If you were told that a government official threw someone’s rights in the trash, you could be forgiven for thinking it’s just a figure of speech. But a Rastafarian man said that actually happened in his case, which the Supreme Court on Monday agreed to review next term.
When Damon Landor was incarcerated in Louisiana in 2020, he carried his rights with him. That is, he toted a copy of a federal appeals court case upholding an inmate’s right to keep dreadlocks.
But Landor said a guard threw his papers in the trash and summoned the warden, Marcus Myers, who asked Landor to provide proof from his sentencing judge corroborating his religious beliefs. When he couldn’t immediately do so, he said two guards brought him to another room, chained him to a chair and shaved his head.
Landor brought a lawsuit against the Louisiana Department of Corrections, the prison, Myers and the department’s secretary, James LeBlanc, in their individual and official capacities. His suit cited that federal law from the trashed opinion, the Religious Land Use and Institutionalized Persons Act (RLUIPA).
But Myers and LeBlanc said Landor’s RLUIPA claims were barred by precedent in the U.S. Court of Appeals for the 5th Circuit, which covers Louisiana. It was the 5th Circuit that had issued the trashed 2017 ruling.
A 5th Circuit panel sided with the government defendants in 2023. The judges wrote that they were bound by their precedent even while they “emphatically condemn the treatment that Landor endured.” When a divided full slate of circuit judges declined in 2024 to revisit the matter, a group of them wrote that “only the Supreme Court can answer” whether Landor can seek damages against individual officials.

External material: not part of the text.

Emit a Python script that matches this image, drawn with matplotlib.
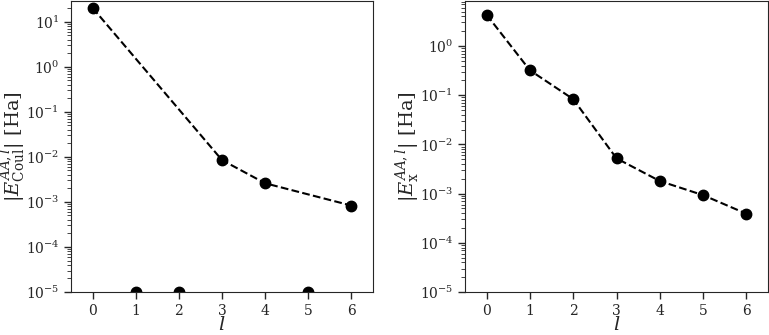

The Supreme Court on Monday agreed to answer that question next term, which starts in October, with a decision expected by this time next year. Arguments for this term have concluded, and the justices are issuing the term’s final decisions in the coming days.
Another noteworthy aspect of this case is that Landor has received support from the Trump administration, which urged the justices to take the appeal. In a brief supporting high court review, the federal government recalled that the justices previously approved seeking damages against individual officials under another law, the Religious Freedom Restoration Act.